As an undergraduate at Trinity College, Cambridge, Allen shared Whewell's Court with fellow pupil Edmund Whittaker, earning his Mathematics B.A. there in 1896. After working at Cavendish Laboratory, Allen returned to Cambridge in 1898 to conduct research under J. J. Thomson on the motion of spheres through viscous fluids, useful in the determination of the elementary unit of charge. In 1900, he moved to Renfrew, where he researched spectral photography, the Zeeman effect, and radioactivity under Lord Blythwood. He was appointed lecturer in 1905 at King's College London where he obtained a D.Sc. in 1909 for his work on the discharge of electricity through gases. He conducted this work under Harold A. Wilson and contemporary Charles Glover Barkla, whom he followed to the University of Edinburgh in 1919.

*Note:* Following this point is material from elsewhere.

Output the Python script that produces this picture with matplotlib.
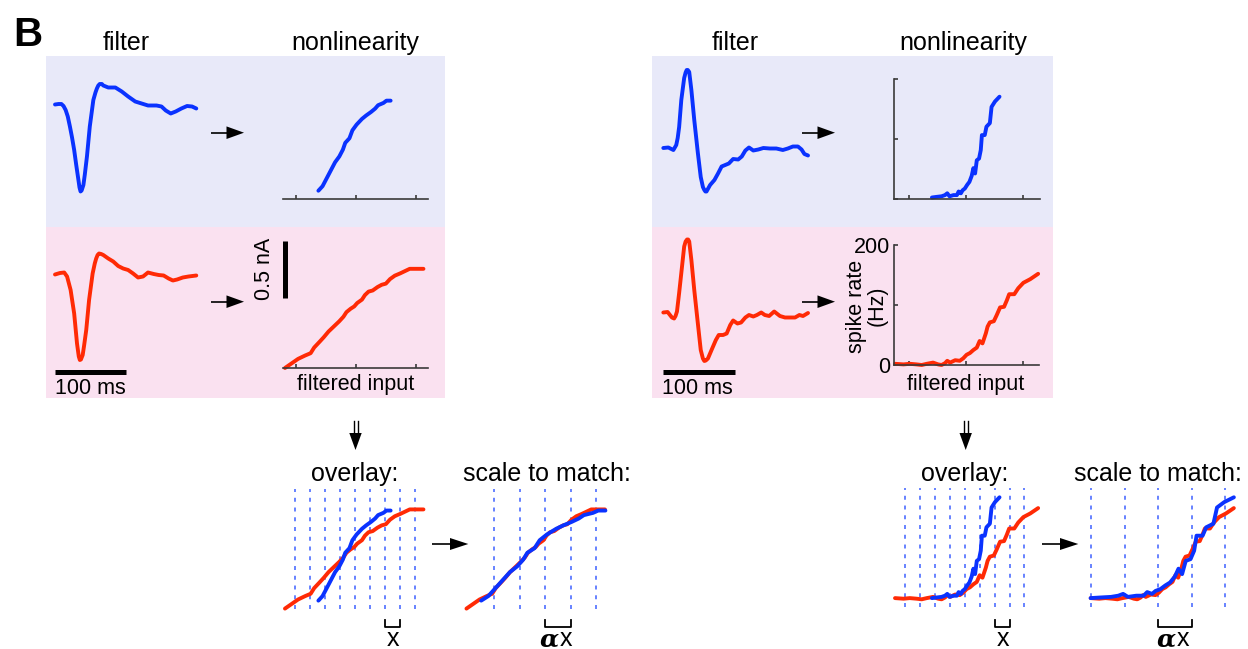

Allen's 1913 book, "Photo-electricity", was an early contribution to the study of radiation, focusing on his earlier work in photoelectric fatigue. He then wrote a series of papers concerned with structure of the atom based on its magnetic and spectral properties. Beginning in 1919, he contributed a series of articles favoring a modified version of the Parson magneton, a physical model for the electron originally proposed in 1915 Quantum theory was then in its infancy and Allen's contributions were among the earliest to the subject.

Fellow academic Sir D’Arcy Thompson said of him, "Perhaps he does not realize how strongly he has endeared himself to his colleagues and his students by his own personality, his faith and vision…" Allen died 27 April 1954 at the home of his daughter in Balblair, Ross-shire, Scotland.